Homeless haven rethinks tolerance

By Mark Sappenfield | Staff writer of The Christian Science Monitor

SAN FRANCISCO - It takes only a few blocks to realize that street people and panhandlers are as much a part of this gilded hill city as the Golden Gate, the Presidio, or the striking views of Alcatraz from Russian Hill.
San Francisco belongs to them as much as it does to the scions of Pacific Heights or former dotcomers now working in temp jobs. In this tolerant city, politicians who have sought to remove them from street corners have long been labeled callous - and often rousted from office. Here, urinating in public is a cherished right.

As the problem grows, however, San Francisco appears to be reaching its breaking point. According to some estimates, it has roughly the same number of homeless people as New York, even though it has one-tenth the population. Two years ago, nearly 200 people died on the streets - twice as many as in the state of Florida.

Now, a city politician is again attacking the issue - but this time, people are listening. While his proposals may not be as hard-edged as those of former New York Mayor Rudolph Giuliani, they represent the most serious attempt at reform in more than a decade, and San Franciscans' receptiveness is telling.

This issue, perhaps more than any other, has in recent years defined San Francisco's sense of itself as a liberal-minded haven for all humanity - from immigrants to anarchists, homosexuals to the homeless. Yet as the scope of the problem becomes overwhelming, this culture of tolerance is being tested by a practical desire for peace and safety.

"The homeless problem has become cataclysmic in San Francisco," says Gray Brechin, a historian at the University of California in Berkeley. "Now, people really want something done about it."

Where the problem abounds

Since 2000, the homeless population of San Francisco has grown by more than a third, totaling some 7,300 people. In places such as the Tenderloin district, streets seem little more than galleries of "Checks Cashed" signs, strip clubs, and wobbly shopping carts packed with worn clothes, trinkets, and trash. Sidewalks double as sleeping quarters, and the smell of stale urine is rarely far away.

Mr. Brechin says he won't come into San Francisco, because he "can't take it anymore." Six-year resident Sonja Brandjes is sometimes afraid to walk the streets in certain parts of town. "It's worse than it has ever been," she says. "We just accept it because it has always been there, but I don't think it's safe."

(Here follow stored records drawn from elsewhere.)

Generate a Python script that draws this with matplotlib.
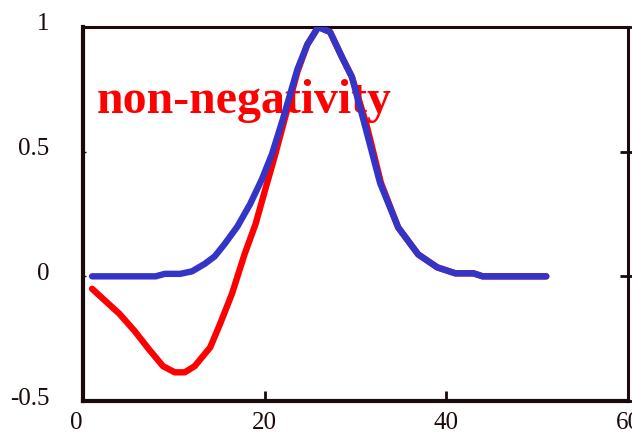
import matplotlib
matplotlib.use("Agg")
import matplotlib.pyplot as plt
from matplotlib.transforms import ScaledTranslation

# Data
red_x = [1, 2.2, 4, 5.7, 7.2, 8.8, 10.1, 11.2, 12.3, 14, 15.1, 16.4, 17.8, 19, 20, 21.1,
         22.2, 23.6, 24.7, 25.9, 27.2, 28.5, 29.6, 31.2, 32.8, 34.7, 36.9, 39, 41, 43, 44, 51]
red_y = [-0.05, -0.09, -0.15, -0.22, -0.29, -0.36, -0.385, -0.385, -0.36, -0.285, -0.19,
         -0.07, 0.09, 0.21, 0.34, 0.48, 0.63, 0.82, 0.93, 1.0, 0.98, 0.88, 0.8, 0.61, 0.375,
         0.196, 0.088, 0.036, 0.012, 0.012, 0, 0]

blue_x = [1, 8, 9, 10.7, 12, 13.4, 14.5, 15.6, 17, 18.4, 19.7, 20.8, 22, 23.6, 24.7, 25.9,
          27.2, 28.5, 29.6, 31, 32.7, 34.7, 36.9, 39, 41, 43, 44, 51]
blue_y = [0, 0, 0.01, 0.01, 0.02, 0.05, 0.08, 0.13, 0.2, 0.29, 0.39, 0.49, 0.63, 0.83,
          0.93, 1.0, 0.98, 0.88, 0.8, 0.61, 0.375, 0.196, 0.088, 0.036, 0.012, 0.012, 0, 0]

x_ticks = [0, 20, 40, 60]
y_ticks = [-0.5, 0, 0.5, 1]
y_tick_labels = ["-0.5", "0", "0.5", "1"]
annotation = "non-negativity"

plt.rcParams['font.family'] = ['Liberation Serif', 'DejaVu Serif']

fig = plt.figure(figsize=(6.32, 4.36), dpi=100)
ax = fig.add_axes([83/632, 35/436, 545/632, 374/436])

ax.plot(red_x, red_y, color='#ff0000', lw=4.6, solid_capstyle='round', solid_joinstyle='round', zorder=3)
ax.plot(blue_x, blue_y, color='#3434c8', lw=4.6, solid_capstyle='round', solid_joinstyle='round', zorder=4)

ax.set_xlim(0, 60)
ax.set_ylim(-0.5, 1)
ax.set_xticks(x_ticks)
ax.set_xticklabels([str(t) for t in x_ticks])
ax.set_yticks(y_ticks)
ax.set_yticklabels(y_tick_labels)

for side in ['left', 'right', 'top', 'bottom']:
    ax.spines[side].set_color('#1a0a0a')
ax.spines['left'].set_linewidth(3)
ax.spines['bottom'].set_linewidth(3)
ax.spines['right'].set_linewidth(2.2)
ax.spines['top'].set_linewidth(2.2)

ax.tick_params(axis='x', direction='in', length=7, width=2, labelsize=18, pad=8, colors='#1a0a0a')
ax.tick_params(axis='y', direction='in', length=2, width=1, labelsize=18, pad=24, colors='#1a0a0a')

for lab in ax.get_yticklabels():
    lab.set_transform(lab.get_transform() + ScaledTranslation(0, 5/100, fig.dpi_scale_trans))
lbls = ax.get_xticklabels()
lbls[0].set_transform(lbls[0].get_transform() + ScaledTranslation(-7/100, 0, fig.dpi_scale_trans))

ax2 = ax.twinx()
ax2.set_ylim(-0.5, 1)
ax2.set_yticks(y_ticks)
ax2.tick_params(axis='y', direction='inout', length=12, width=2, labelright=False, colors='#1a0a0a')
for s in ax2.spines.values():
    s.set_visible(False)

ax.text(14/545, 0.770, annotation, transform=ax.transAxes,
        color='#ff0000', fontsize=34.5, fontweight='bold', va='baseline', ha='left', zorder=2)

fig.savefig('out.png', dpi=100)
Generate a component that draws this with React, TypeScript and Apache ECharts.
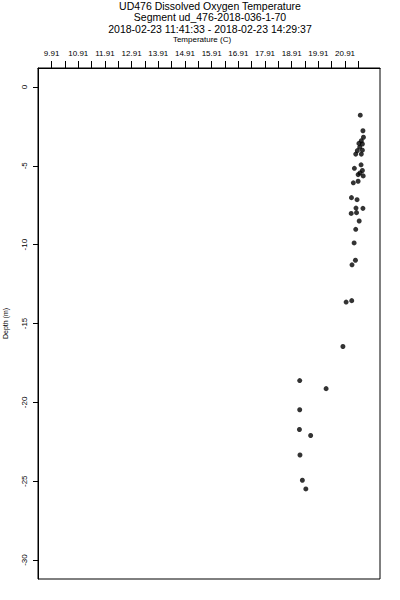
import React, { useEffect, useRef } from "react";
import * as echarts from "echarts";

const titleLines = [
  "UD476 Dissolved Oxygen Temperature",
  "Segment ud_476-2018-036-1-70",
  "2018-02-23 11:41:33 - 2018-02-23 14:29:37",
];
const xAxisTitle = "Temperature (C)";
const yAxisTitle = "Depth (m)";

const temperature = [
  21.48, 21.58, 21.60, 21.52, 21.43, 21.56, 21.46, 21.56, 21.37, 21.31,
  21.52, 21.51, 21.26, 21.56, 21.47, 21.40, 21.59, 21.40, 21.22, 21.15,
  21.36, 21.32, 21.58, 21.34, 21.14, 21.44, 21.31, 21.25, 21.30, 21.17,
  21.16, 20.95, 20.83, 19.21, 20.20, 19.21, 19.20, 19.62, 19.22, 19.31,
  19.44,
];
const depth = [
  -1.79, -2.78, -3.19, -3.41, -3.58, -3.62, -3.82, -4.01, -4.04, -4.26,
  -4.26, -4.94, -5.16, -5.30, -5.46, -5.56, -5.64, -5.98, -6.08, -7.02,
  -7.15, -7.68, -7.70, -7.97, -8.02, -8.50, -9.03, -9.89, -10.99, -11.28,
  -13.55, -13.64, -16.46, -18.62, -19.13, -20.47, -21.72, -22.10, -23.34, -24.94,
  -25.49,
];

const xTickValues = [
  9.91, 10.41, 10.91, 11.41, 11.91, 12.41, 12.91, 13.41, 13.91, 14.41, 14.91,
  15.41, 15.91, 16.41, 16.91, 17.41, 17.91, 18.41, 18.91, 19.41, 19.91, 20.41,
  20.91, 21.41,
];
const xLabelValues = [
  9.91, 10.91, 11.91, 12.91, 13.91, 14.91, 15.91, 16.91, 17.91, 18.91, 19.91,
  20.91,
];
const yTickValues = [0, -5, -10, -15, -20, -25, -30];

const FONT = "'Liberation Sans', Arial, sans-serif";

export default function App() {
  const ref = useRef<HTMLDivElement>(null);
  useEffect(() => {
    if (!ref.current) return;
    const chart = echarts.init(ref.current, undefined, { renderer: "svg" });
    const points = temperature.map((t, i) => [t, depth[i]]);
    chart.setOption({
      animation: false,
      backgroundColor: "#fff",
      textStyle: { fontFamily: FONT, color: "#000" },
      title: {
        text: titleLines.join("\n"),
        left: 210,
        top: 0,
        textAlign: "center",
        textStyle: {
          fontFamily: FONT,
          fontSize: 10.5,
          fontWeight: "normal",
          color: "#000",
          lineHeight: 11.5,
        },
        padding: 0,
      },
      grid: {
        left: 38,
        top: 68,
        right: 20,
        bottom: 21,
        outerBoundsMode: "none",
        containLabel: false,
        show: true,
        borderColor: "#000",
        borderWidth: 1,
        backgroundColor: "transparent",
      },
      xAxis: {
        type: "value",
        position: "top",
        min: 9.4,
        max: 22.22,
        name: xAxisTitle,
        nameLocation: "middle",
        nameGap: 25,
        nameTextStyle: {
          fontFamily: FONT,
          fontSize: 8,
          color: "#000",
          padding: [0, 14, 0, 0],
        },
        axisLine: {
          show: true,
          onZero: false,
          lineStyle: { color: "#000", width: 1 },
        },
        axisTick: {
          show: true,
          length: 7,
          customValues: xTickValues,
          lineStyle: { color: "#000", width: 1 },
        },
        axisLabel: {
          customValues: xLabelValues,
          formatter: (v: number) => v.toFixed(2),
          fontFamily: FONT,
          fontSize: 8,
          color: "#000",
          margin: 11,
        },
        splitLine: { show: false },
      },
      yAxis: {
        type: "value",
        min: -31.2,
        max: 1.2,
        name: yAxisTitle,
        nameLocation: "middle",
        nameGap: 29,
        nameRotate: 90,
        nameTextStyle: { fontFamily: FONT, fontSize: 7, color: "#000" },
        axisLine: {
          show: true,
          onZero: false,
          lineStyle: { color: "#000", width: 1 },
        },
        axisTick: {
          show: true,
          length: 5,
          customValues: yTickValues,
          lineStyle: { color: "#000", width: 1 },
        },
        axisLabel: {
          customValues: yTickValues,
          rotate: 90,
          fontFamily: FONT,
          fontSize: 8,
          color: "#000",
          margin: 10,
        },
        splitLine: { show: false },
      },
      series: [
        {
          type: "scatter",
          data: points,
          symbol: "circle",
          symbolSize: 5,
          itemStyle: { color: "#000" },
        },
      ],
    });
    return () => chart.dispose();
  }, []);
  return (
    <div
      ref={ref}
      style={{ position: "fixed", left: 0, top: 0, width: 400, height: 600 }}
    />
  );
}
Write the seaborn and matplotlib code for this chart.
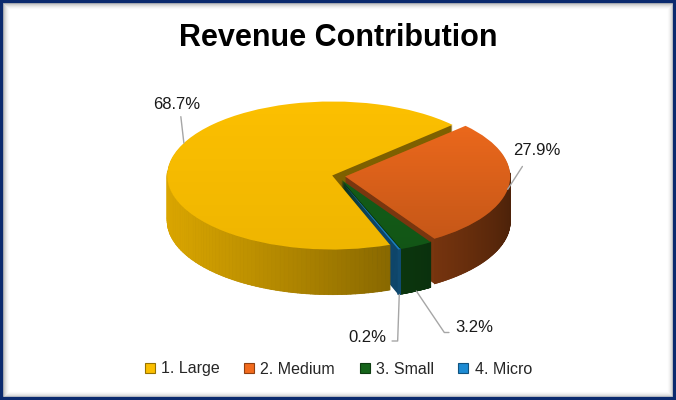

Such complaints are not unusual. Yet, for the most part, these are not people calling for street sweeps and jail time. This is a city conflicted, and for many here, Supervisor Gavin Newsom has provided a way out.

In his office, he displays two conspicuous piles of letters for and against his plan to help solve the homeless problem. The "support" pile teeters at least 10 times taller, but what is amazing, Mr. Newsom says, "is how much they apologize. They say, 'I'm a progressive, and I can't believe I'm writing about this subject, but I support you.... Please don't use my name.' "

"People are questioning their beliefs," he adds. The response has indeed been surprising. Part of the plan is to expand a ban on panhandling to places such as median strips and transit stations. In the mid-1990s, Mayor Frank Jordan tried to take a hard stand on homelessness, too. Voters canned him in the next election.

Yet several things are notably different this time around. Foremost among them is a growing sense that the old way is just not working. As San Francisco's tourism-based economy sours in a post-Sept. 11 world of less travel, many are wondering if their tax money is being used in the most effective way. The county spends some $100 million a year on homelessness.

"It's analogous to where New York was in 1993 - reeling from recession," says Newsom. "People started focusing on the problems and got fed up with the soft ineffectual symbolism."

For example, while most municipalities offer benefits to the homeless in the form of a small cash stipend and other benefits such as vouchers or shelter beds, San Francisco still gives about one-third of its homeless population its benefits all in cash - as much as $395 a month. At the same time, the number of deaths among the homeless has increased recently - from 103 in 1995 to 183 in 2000.

That disconnect has resulted in a new willingness to consider new solutions, such as Newsom's proposal to take most of that cash and apply it to improving shelters and other homeless services. "It's difficult to deal with this issue without betraying progressive principles," says Richard DeLeon, a political scientist at San Francisco State University. "But Newsom's proposal has opened up a space in the public discourse."

Getting to the heart of the matter

To some observers, however, the shifts in policy still completely miss the mark. They say homelessness is a problem greater than any shelter or stipend, created by San Francisco's chronic lack of affordable housing and its decision decades ago to shutter mental institutions. These measures, then, are simply punishing the destitute, with only the thinnest suggestion of actually fixing what is wrong.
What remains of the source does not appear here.